- What is required
Copy out all lines carrying the word "document".

- Source excerpt
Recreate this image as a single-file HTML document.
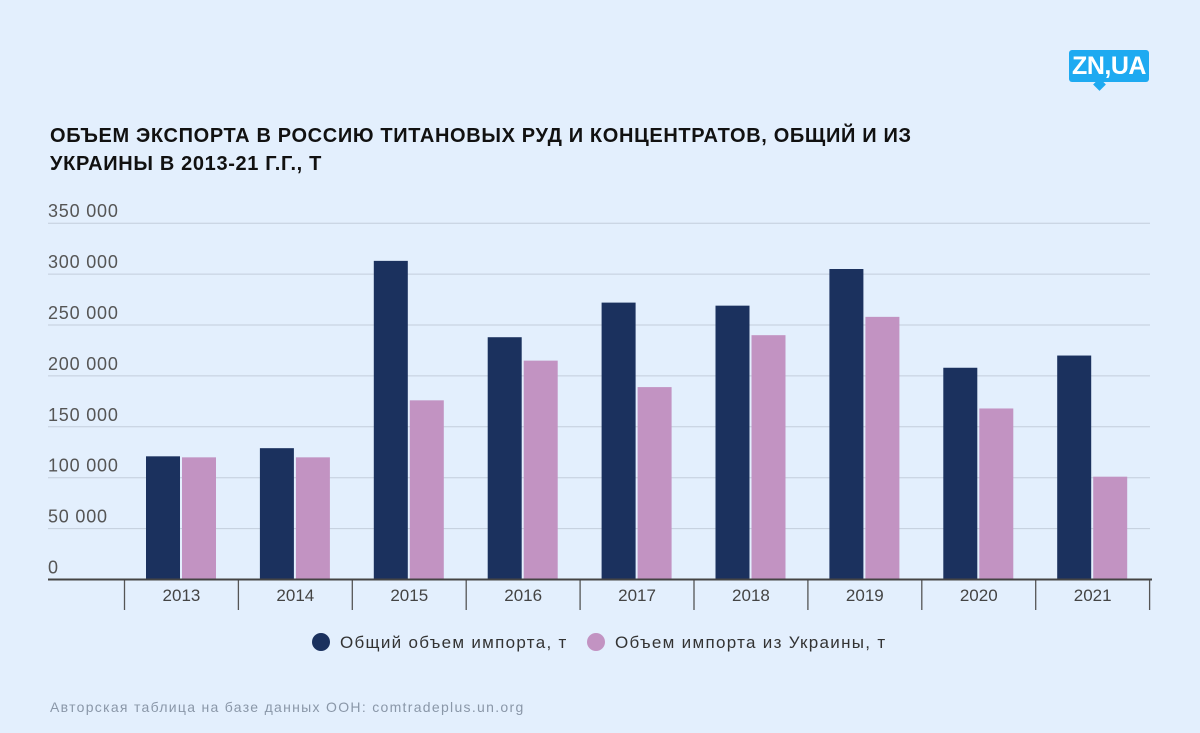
<!DOCTYPE html>
<html><head><meta charset="utf-8"><style>
body{margin:0;width:1200px;height:733px;background:#e3effd;font-family:"Liberation Sans",sans-serif;overflow:hidden;position:relative}
.title{position:absolute;left:50px;top:122px;font-size:20px;font-weight:bold;color:#111;line-height:28px;letter-spacing:0.65px}
.logo{position:absolute;left:1069px;top:50px;width:80px;height:32px;background:#1eaaf1;border-radius:3px;color:#fff;font-weight:bold;font-size:25px;line-height:33px;text-align:center;letter-spacing:-0.5px}
.tail{position:absolute;left:1095px;top:80px;width:9px;height:9px;background:#1eaaf1;transform:rotate(45deg)}
.src{position:absolute;left:50px;top:699px;font-size:14px;color:#8a97a8;letter-spacing:1.3px}
</style></head><body>
<div class="tail"></div>
<div class="logo">ZN,UA</div>
<div class="title">ОБЪЕМ ЭКСПОРТА В РОССИЮ ТИТАНОВЫХ РУД И КОНЦЕНТРАТОВ, ОБЩИЙ И ИЗ<br>УКРАИНЫ В 2013-21 Г.Г., Т</div>
<svg id="chart" width="1200" height="733" style="position:absolute;left:0;top:0"></svg>
<div class="src">Авторская таблица на базе данных ООН: comtradeplus.un.org</div>
<script>
const categories=["2013","2014","2015","2016","2017","2018","2019","2020","2021"];
const totalImport=[121000,129000,313000,238000,272000,269000,305000,208000,220000];
const ukraineImport=[120000,120000,176000,215000,189000,240000,258000,168000,101000];
const yTicks=[0,50000,100000,150000,200000,250000,300000,350000];
const yTickLabels=["0","50 000","100 000","150 000","200 000","250 000","300 000","350 000"];
const svg=document.getElementById('chart');
const NS='http://www.w3.org/2000/svg';
const y0=579.5,pxPer=50.9/50000,x0=124.5,band=113.9;
const y=v=>y0-v*pxPer;
const x=i=>x0+i*band;
function mk(t,a){const e=document.createElementNS(NS,t);for(const k in a)e.setAttribute(k,a[k]);svg.appendChild(e);return e;}
yTicks.forEach((v,i)=>{
  if(v>0){const l=mk('line',{x1:48,x2:1150,y1:y(v),y2:y(v),stroke:'#c3cedc','stroke-width':1});
  
  }
  const t=mk('text',{x:48,y:y(v)-6,'font-size':18,fill:'#555','letter-spacing':0.8,'font-family':'Liberation Sans, sans-serif'});
  t.textContent=yTickLabels[i];
  
  
});
categories.forEach((c,i)=>{
  const b1=mk('rect',{x:x(i)+21.5,y:y(totalImport[i]),width:34,height:y0-y(totalImport[i]),fill:'#1b315e'});
  
  
  const b2=mk('rect',{x:x(i)+57.5,y:y(ukraineImport[i]),width:34,height:y0-y(ukraineImport[i]),fill:'#c293c2'});
  
  
  const t=mk('text',{x:x(i)+band/2,y:601,'font-size':17,fill:'#444','text-anchor':'middle','font-family':'Liberation Sans, sans-serif'});
  t.textContent=c;
  
  
});
for(let i=0;i<=categories.length;i++){
  const d=mk('line',{x1:x(i),x2:x(i),y1:580,y2:610,stroke:'#555','stroke-width':1.3});
  
  
}
const ax=mk('line',{x1:48,x2:1152,y1:y0,y2:y0,stroke:'#444','stroke-width':2});


const legend=[["Общий объем импорта, т","#1b315e",321],["Объем импорта из Украины, т","#c293c2",596]];
legend.forEach(l=>{
  const c=mk('circle',{cx:l[2],cy:642,r:9,fill:l[1]});
  
  
  const t=mk('text',{x:l[2]+19,y:648,'font-size':17,fill:'#333','letter-spacing':1.3,'font-family':'Liberation Sans, sans-serif'});
  t.textContent=l[0];
  
  
});
</script>
</body></html>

- Reply to the exercise
Recreate this image as a single-file HTML document.
const svg=document.getElementById('chart');
function mk(t,a){const e=document.createElementNS(NS,t);for(const k in a)e.setAttribute(k,a[k]);svg.appendChild(e);return e;}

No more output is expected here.